Peru Holds US Woman
Reuters -- Tuesday, 5 December 1995 5:40 PM EST
LIMA (Reuters) - U.S. consular officials have visited a 26-year-old American woman being held in Peru on suspicion she may be linked to a leftist guerrillas who were captured after a bloody all-night siege last week, a U.S. Embassy spokeswoman said Monday.
The woman, identified as Lori Berenson of New York, appeared to be in good condition, the spokeswoman said, adding that she could provide no further information. ``She has not waived her privacy rights,'' the spokeswoman said. ``We have no further details.''
Police sources said Berenson was being held at anti-terrorist police headquarters in downtown Lima. She has not been formally charged yet, police sources said. Under Peruvian anti-terrorist law, guerrilla suspects may be held for 15 days without charge. President Alberto Fujimori said Sunday that Berenson, her Panamanian partner and a Bolivian woman were among close to 20 Tupac maru Revolutionary Movement (MRTA) guerrillas captured on Thursday night and early on Friday. Fujimori charged that Berenson aided rebels, including no. 2 MRTA leader Miguel Rincon, who were planning an attack on Congress by renting them a safe house in the La Molina district and buying them food.

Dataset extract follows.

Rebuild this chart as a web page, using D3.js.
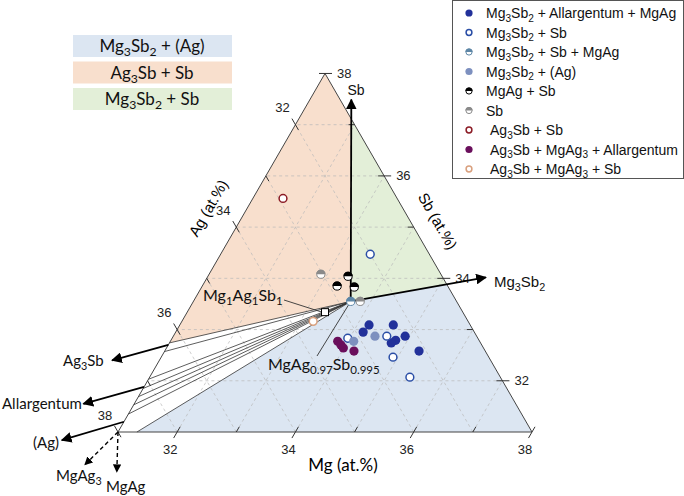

Police raided the home, sparking fierce firefights and a 12-hour siege backed by armored vehicles and helicopters on a group of homes where rebels had fled and seized hostages. The incident left three guerrillas and one policeman dead and a dozen wounded.
The New York Times reported Tuesday that Berenson's mother, Rhoda Berenson, had spoken with her daughter by telephone Monday. She was quoted as saying her daughter described the allegations as preposterous. The mother said that her daughter had been visiting South America for several years, but knew little of her activities there. Congress Vice President Victor Joy Way told local television that Berenson had visited congress four times, identifying herself as a journalist for a New York-based magazine. He did not give the magazine's name. He added that she was accompanied by a Bolivian woman who passed herself off as a photographer. Joy Way said security at Congress has been stepped up as a result.
Fifteen years of guerrilla war in Peru have killed nearly 30,000 people and caused $23 billion in infrastructure damage. The MRTA is the smaller of two Peruvian rebel movements. But both the MRTA, a Cuban-style revolutionary group, and the Maoist Shining Path group have been severely weakened since their founding leaders were captured in 1992.